For instance, if you were to play all the notes of C major scale starting on G, you will be playing G mixolydian mode.
Or if you were to play the notes of C major starting on E, you would have played E phrygian mode.
|C Ionian mode||C – D – E – F – G – A – B|
|D Dorian mode||D – E – F – G – A – B – C|
|E Phrygian mode||E – F – G – A – B – C – D|
|F Lydian mode||F – G – A – B – C – D – E|
|G Mixolydian mode||G – A – B – C – D – E – F|
|A Aeolian mode||A – B – C – D – E – F – G|
|B Locrian mode||B – C – D – E – F – G – A|
What is the Dorian Mode?
The dorian mode, sometimes called the the doric mode, is the second of seven modes of the major scale.
If you were to play all the notes from C major but starting on D you would have played D dorian scale.
It use the formula of semitones and tones: T – S – T – T – T – S – T.
Which in half and whole steps is: W – H – W – W – W – H – W.
Degrees of the Dorian Scale
The dorian scale is a type of minor mode which means that the 3rd not of the scale is lowered by a semitone (half step). It also has a flattened 7th note.
- 1. Root
- 2. Major second
- b3. Minor third
- 4. Perfect fourth
- 5. Perfect fifth
- 6. Major sixth
- b7. Minor seventh
The fact that it has a minor 3rd and 7th which makes it quite a dark and sad sounding mode coupled with the major 6th makes it an interesting scale to play around with.
It has a brightness to it that the other minor modes don’t have.
Music Written in the Dorian Mode
There have been a number of famous music written using the dorian scale.
Probably my favourite example is So What by Miles Davis.
This is a great piece to introduce musicians to the dorian scale as it’s mostly in D dorian scale (which is just all the white notes on the piano).
It does modulate to Eb dorian which is a little trickier but definitely a good place to start.

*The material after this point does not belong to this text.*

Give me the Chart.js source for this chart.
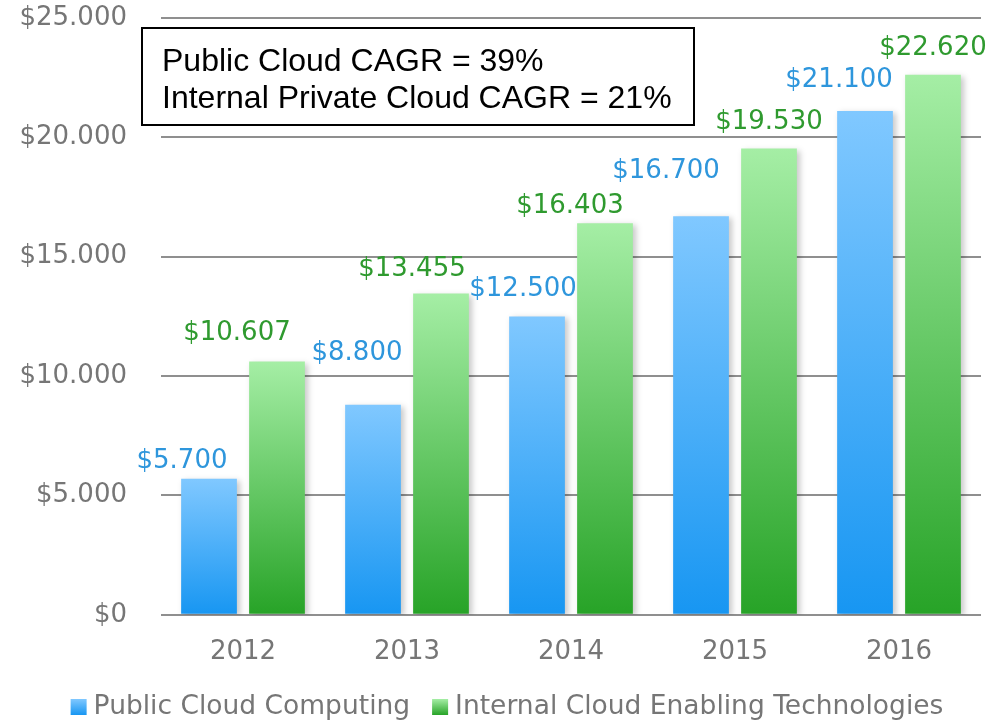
<!DOCTYPE html>
<html>
<head>
<meta charset="utf-8">
<script src="https://cdn.jsdelivr.net/npm/chart.js@4/dist/chart.umd.min.js"></script>
<style>
  html, body { margin: 0; padding: 0; background: #ffffff; }
  #wrap { width: 1003px; height: 721px; position: relative; }
</style>
</head>
<body>
<div id="wrap"><canvas id="c" width="1003" height="721"></canvas></div>
<script>
// ---- data ----
const categories = ['2012', '2013', '2014', '2015', '2016'];
const publicCloud = [5700, 8800, 12500, 16700, 21100];
const internalCloud = [10607, 13455, 16403, 19530, 22620];
const seriesNames = ['Public Cloud Computing', 'Internal Cloud Enabling Technologies'];
const yTicks = [0, 5000, 10000, 15000, 20000, 25000];
const annotationLines = ['Public Cloud CAGR = 39%', 'Internal Private Cloud CAGR = 21%'];

// ---- styles ----
const FONT = '"DejaVu Sans", Verdana, sans-serif';
const GRAY = '#767676';
const gradStops = [
  { top: '#80c8ff', bottom: '#1796f2', label: '#2e96dc' },
  { top: '#a5eea5', bottom: '#27a327', label: '#2f9a2f' }
];
// manual label offsets (px) relative to bar centre/top, as placed in the original
const labelOffsets = [
  [[-27, -17], [-16, -51], [-14, -27], [-35, -45], [-26, -31]],
  [[-40, -28], [-29, -24], [-35, -17], [0, -26], [0, -27]]
];

function fmt(v) {
  return '$' + String(v).replace(/\B(?=(\d{3})+(?!\d))/g, '.');
}

function barGradient(i) {
  return function (c) {
    const ch = c.chart;
    const ya = ch.scales && ch.scales.y;
    if (!ya || c.raw === undefined || !isFinite(ya.getPixelForValue(c.raw))) return gradStops[i].bottom;
    const top = ya.getPixelForValue(c.raw);
    const base = ya.getPixelForValue(0);
    const g = ch.ctx.createLinearGradient(0, top, 0, base);
    g.addColorStop(0, gradStops[i].top);
    g.addColorStop(1, gradStops[i].bottom);
    return g;
  };
}

const barStyle = {
  id: 'barStyle',
  beforeDatasetsDraw(chart) {
    const ctx = chart.ctx;
    ctx.save();
    ctx.shadowColor = 'rgba(0,0,0,0.22)';
    ctx.shadowBlur = 6;
    ctx.shadowOffsetX = 3;
    ctx.shadowOffsetY = 2;
  },
  afterDatasetsDraw(chart) {
    const ctx = chart.ctx;
    ctx.restore();
    // data labels
    ctx.save();
    ctx.font = '26px ' + FONT;
    ctx.textAlign = 'center';
    ctx.textBaseline = 'middle';
    chart.data.datasets.forEach((ds, i) => {
      const meta = chart.getDatasetMeta(i);
      ctx.fillStyle = gradStops[i].label;
      meta.data.forEach((el, j) => {
        const off = labelOffsets[i][j];
        ctx.fillText(fmt(ds.data[j]), el.x + off[0], el.y + off[1]);
      });
    });
    ctx.restore();
  },
  afterDraw(chart) {
    const ctx = chart.ctx;
    // annotation box
    ctx.save();
    ctx.fillStyle = '#ffffff';
    ctx.fillRect(142, 28, 552, 97);
    ctx.strokeStyle = '#000000';
    ctx.lineWidth = 2;
    ctx.strokeRect(142, 28, 552, 97);
    ctx.fillStyle = '#000000';
    ctx.font = '32px "Liberation Sans", Arial, sans-serif';
    ctx.textAlign = 'left';
    ctx.textBaseline = 'alphabetic';
    ctx.fillText(annotationLines[0], 162, 71);
    ctx.fillText(annotationLines[1], 162, 108);
    ctx.restore();

    // legend
    ctx.save();
    ctx.font = '26.5px ' + FONT;
    ctx.textBaseline = 'middle';
    ctx.textAlign = 'left';
    const box = 16, gap = 7, spacing = 22;
    const widths = seriesNames.map(n => ctx.measureText(n).width);
    const total = widths.reduce((a, w) => a + box + gap + w, 0) + spacing;
    let x = 507 - total / 2;
    const cy = 707;
    seriesNames.forEach((n, i) => {
      const g = ctx.createLinearGradient(0, cy - box / 2, 0, cy + box / 2);
      g.addColorStop(0, gradStops[i].top);
      g.addColorStop(1, gradStops[i].bottom);
      ctx.fillStyle = g;
      ctx.fillRect(x, cy - box / 2, box, box);
      x += box + gap;
      ctx.fillStyle = GRAY;
      ctx.fillText(n, x, cy);
      x += widths[i] + spacing;
    });
    ctx.restore();
  }
};

new Chart(document.getElementById('c'), {
  type: 'bar',
  data: {
    labels: categories,
    datasets: [
      { label: seriesNames[0], data: publicCloud, backgroundColor: barGradient(0) },
      { label: seriesNames[1], data: internalCloud, backgroundColor: barGradient(1) }
    ]
  },
  options: {
    responsive: false,
    animation: false,
    devicePixelRatio: 1,
    categoryPercentage: 0.829,
    barPercentage: 0.82,
    layout: { padding: { left: 0, right: 22, top: 18, bottom: 39 } },
    plugins: {
      legend: { display: false },
      tooltip: { enabled: false }
    },
    scales: {
      x: {
        grid: { display: false },
        border: { display: false },
        ticks: { color: GRAY, font: { family: FONT, size: 26 }, padding: 14 }
      },
      y: {
        min: 0,
        max: 25000,
        afterBuildTicks(scale) { scale.ticks = yTicks.map(v => ({ value: v })); },
        afterFit(scale) { scale.width = 161; scale.paddingTop = 0; scale.paddingBottom = 0; },
        border: { display: false },
        grid: { color: '#8f8f8f', lineWidth: 2, drawTicks: false },
        ticks: {
          color: GRAY,
          font: { family: FONT, size: 26 },
          padding: 34,
          callback: v => fmt(v)
        }
      }
    }
  },
  plugins: [barStyle]
});
</script>
</body>
</html>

Another famous song that is written using the dorian scale is Eleanor Rigby by The Beatles.
It really shows the sound of the mode off well as it is clearly quite a melancholic sound utilising the minor 3rd but the major 6th throws you off a bit with its brightness and optimism.
List of dorian scales
Below is a list of all the dorian modes and I’ve listed the notes for each scale too.
|Key||Notes in the dorian scale|
|C||C – D – Eb – F – G – A – Bb – C|
|C#||C# – D# – E – F# – G# – A# – B – C#|
|Db||Db – Eb – Fb – Gb – Ab – Bb – Cb – Db|
|D||D – E – F – G – A – B – C – D|
|D#||D# – E# – F# – G# – A# – B# – C# – D#|
|Eb||Eb – F – Gb – Ab – Bb – C – Db – Eb|
|E||E – F# – G – A – B – C# – D – E|
|F||F – G – Ab – Bb – C – D – Eb – F|
|F#||F# – G# – A – B – C# – D# – E – F#|
|Gb||Gb – Ab – Bbb – Cb – Db – Eb – Fb – Gb|
|G||G – A – Bb – C – D – E – F – G|
|G#||G# – A# – B – C# – D# – E# – F# – G#|
|Ab||Ab – Bb – Cb – Db – Eb – F – Gb – Ab|
|A||A – B – C – D – E – F# – G – A|
|Bb||Bb – C – Db – Eb – F – G – Ab – Bb|
|B||B – C# – D – E – F# – G# – A – B|
Summing up the dorian scale
I hope that helps make a bit more sense of the dorian scale.
It’s fun to play around with and has quite a different sound from other minor scales.